- _Objective_: Copy all of the material word for word, except for the pictures.

***

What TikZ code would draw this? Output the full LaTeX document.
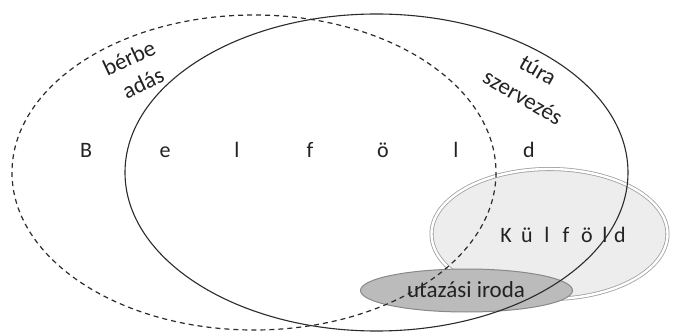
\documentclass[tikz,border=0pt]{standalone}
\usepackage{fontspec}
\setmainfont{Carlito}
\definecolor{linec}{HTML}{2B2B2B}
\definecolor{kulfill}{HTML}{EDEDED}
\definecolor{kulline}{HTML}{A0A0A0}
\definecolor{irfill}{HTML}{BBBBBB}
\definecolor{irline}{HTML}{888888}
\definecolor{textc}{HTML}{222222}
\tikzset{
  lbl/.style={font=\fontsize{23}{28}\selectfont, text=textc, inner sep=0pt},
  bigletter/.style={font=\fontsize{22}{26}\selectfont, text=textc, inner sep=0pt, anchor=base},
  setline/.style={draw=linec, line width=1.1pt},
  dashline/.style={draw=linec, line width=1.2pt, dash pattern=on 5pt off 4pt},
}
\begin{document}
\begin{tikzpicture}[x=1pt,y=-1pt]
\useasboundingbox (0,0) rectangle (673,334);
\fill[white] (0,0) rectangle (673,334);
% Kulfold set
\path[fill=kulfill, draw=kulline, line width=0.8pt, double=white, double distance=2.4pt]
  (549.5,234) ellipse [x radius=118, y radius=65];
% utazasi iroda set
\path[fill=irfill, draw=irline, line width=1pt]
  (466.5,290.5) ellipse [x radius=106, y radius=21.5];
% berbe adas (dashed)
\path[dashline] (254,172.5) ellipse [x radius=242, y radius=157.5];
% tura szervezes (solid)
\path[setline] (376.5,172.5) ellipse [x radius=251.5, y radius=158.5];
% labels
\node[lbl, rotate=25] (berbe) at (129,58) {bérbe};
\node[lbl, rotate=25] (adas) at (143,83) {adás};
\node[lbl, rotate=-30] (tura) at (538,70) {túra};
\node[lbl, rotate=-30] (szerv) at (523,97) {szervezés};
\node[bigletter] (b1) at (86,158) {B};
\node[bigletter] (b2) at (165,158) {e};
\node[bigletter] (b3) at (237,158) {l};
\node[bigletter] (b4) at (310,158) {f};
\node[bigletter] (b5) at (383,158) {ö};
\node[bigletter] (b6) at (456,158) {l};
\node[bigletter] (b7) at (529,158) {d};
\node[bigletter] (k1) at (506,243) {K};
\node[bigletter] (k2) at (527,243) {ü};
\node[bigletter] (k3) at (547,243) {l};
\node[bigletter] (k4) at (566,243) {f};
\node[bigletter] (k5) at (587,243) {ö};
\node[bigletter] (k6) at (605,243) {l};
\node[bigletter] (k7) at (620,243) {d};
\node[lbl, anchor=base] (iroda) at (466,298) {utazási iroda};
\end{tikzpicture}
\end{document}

***

- _Answer to this problem_:
What TikZ code would draw this? Output the full LaTeX document.
\documentclass[tikz,border=0pt]{standalone}
\usepackage{fontspec}
\setmainfont{Carlito}
\definecolor{linec}{HTML}{2B2B2B}
\definecolor{kulfill}{HTML}{EDEDED}
\definecolor{kulline}{HTML}{A0A0A0}
\definecolor{irfill}{HTML}{BBBBBB}
\definecolor{irline}{HTML}{888888}
\definecolor{textc}{HTML}{222222}
\tikzset{
  lbl/.style={font=\fontsize{23}{28}\selectfont, text=textc, inner sep=0pt},
  bigletter/.style={font=\fontsize{22}{26}\selectfont, text=textc, inner sep=0pt, anchor=base},
  setline/.style={draw=linec, line width=1.1pt},
  dashline/.style={draw=linec, line width=1.2pt, dash pattern=on 5pt off 4pt},
}
\begin{document}
\begin{tikzpicture}[x=1pt,y=-1pt]
\useasboundingbox (0,0) rectangle (673,334);
\fill[white] (0,0) rectangle (673,334);
% Kulfold set
\path[fill=kulfill, draw=kulline, line width=0.8pt, double=white, double distance=2.4pt]
  (549.5,234) ellipse [x radius=118, y radius=65];
% utazasi iroda set
\path[fill=irfill, draw=irline, line width=1pt]
  (466.5,290.5) ellipse [x radius=106, y radius=21.5];
% berbe adas (dashed)
\path[dashline] (254,172.5) ellipse [x radius=242, y radius=157.5];
% tura szervezes (solid)
\path[setline] (376.5,172.5) ellipse [x radius=251.5, y radius=158.5];
% labels
\node[lbl, rotate=25] (berbe) at (129,58) {bérbe};
\node[lbl, rotate=25] (adas) at (143,83) {adás};
\node[lbl, rotate=-30] (tura) at (538,70) {túra};
\node[lbl, rotate=-30] (szerv) at (523,97) {szervezés};
\node[bigletter] (b1) at (86,158) {B};
\node[bigletter] (b2) at (165,158) {e};
\node[bigletter] (b3) at (237,158) {l};
\node[bigletter] (b4) at (310,158) {f};
\node[bigletter] (b5) at (383,158) {ö};
\node[bigletter] (b6) at (456,158) {l};
\node[bigletter] (b7) at (529,158) {d};
\node[bigletter] (k1) at (506,243) {K};
\node[bigletter] (k2) at (527,243) {ü};
\node[bigletter] (k3) at (547,243) {l};
\node[bigletter] (k4) at (566,243) {f};
\node[bigletter] (k5) at (587,243) {ö};
\node[bigletter] (k6) at (605,243) {l};
\node[bigletter] (k7) at (620,243) {d};
\node[lbl, anchor=base] (iroda) at (466,298) {utazási iroda};
\end{tikzpicture}
\end{document}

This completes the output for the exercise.